Basta una riga per descrivere la storia di "Anno Uno", in assoluto il peggiore film di Harold Ramis. Non ci saremmo mai aspettati che lo sceneggiatore di "Ghostbusters" (di cui interpretava anche il preciso dottore Egon Spengler) nonché regista di "Ricomincio da capo", "Terapia e pallottole" e tante altre belle commedie avrebbe mai preso parte ad un film di così bassa lega. Eppure è così, e la delusione è anche per Jack Black che da tempo si era allontanato dal demenziale per costruirsi una carriera convincente anche come attore a tutto tondo. Ecco invece un film banale e senza uno straccio di idea, ancorato all’idea che la volgarità e l’espediente della ricerca ossessiva di sballo (intesa come donne) basti a far ridere.
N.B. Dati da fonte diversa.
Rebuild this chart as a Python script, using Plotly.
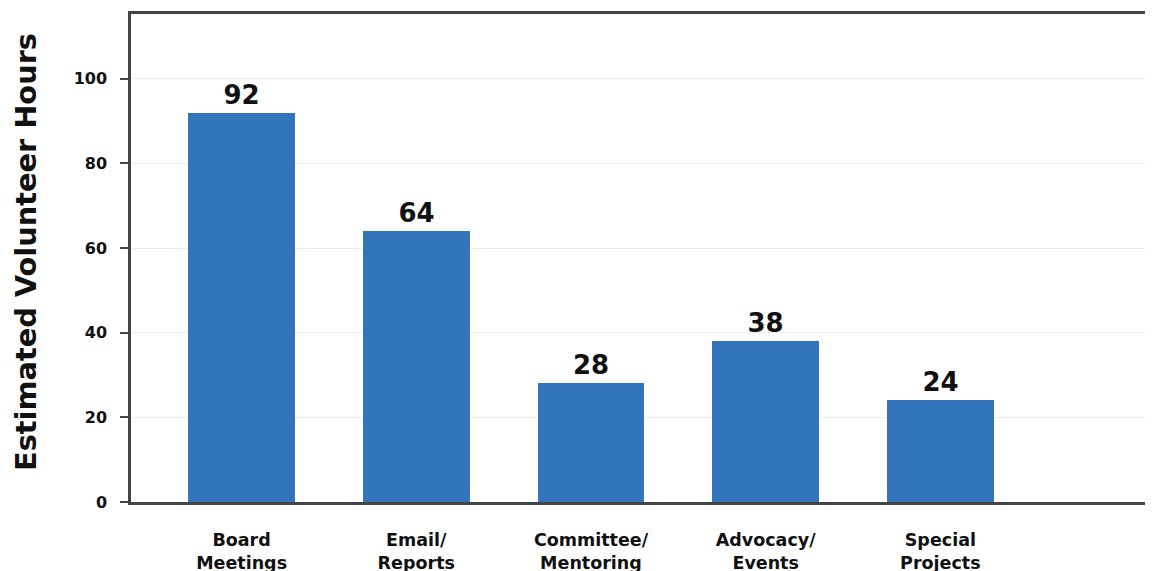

Anche volendo soprassedere sull’idea di volere far viaggiare i due protagonisti per varie epoche senza spiegare nulla (e per tanti ignorantoni che forse andranno al cinema, il rischio è che ci credano davvero), toccando leggende e storie con estrema superficialità, "Anno uno" va avanti a strappi, senza una vera struttura narrativa, singhiozzando puzze, pipì, toccate di seno, genitali messi a rischio e così via. "Superfantozzi" al confronto era un capolavoro (ma forse lo è anche senza confronto). Tutti i brutti luoghi comuni delle più insopportabili pellicole stupide americane vengono toccati, lo spazio per il buongusto è pressoché nullo. Non è la demenzialità in sé ad essere fastidiosa: sono tanti gli esempi di pellicole volutamente nonsense che in passato hanno strappato sorrisi ad un pubblico ben conscio del fatto che il racconto fosse inverosimile. Qui però sembra di essere solo davanti ad un’operazione commerciale. Ciò che si percepisce è che c’era una sola idea prima di decidere di realizzare il film: due imbranati, giovani che avrebbero potuto spendere le proprie giornate non facendo nulla in un college, che però vivono duemila anni fa. Tutto il resto è riempitivo: nessun discorso sull’amicizia, nessuna volontà di deridere con intelligenza un po’ le credenze del passato. Tutto viene buttato in un calderone di cui si sarebbe fatto volentieri a meno. Dati i nomi che vi hanno preso parte, tutto questo è un vero peccato.
La frase:
- "Ci vediamo stasera?"
- "No, non credo, devo lavarmi i capelli"
- "Ma te li sei lavati già un anno fa!"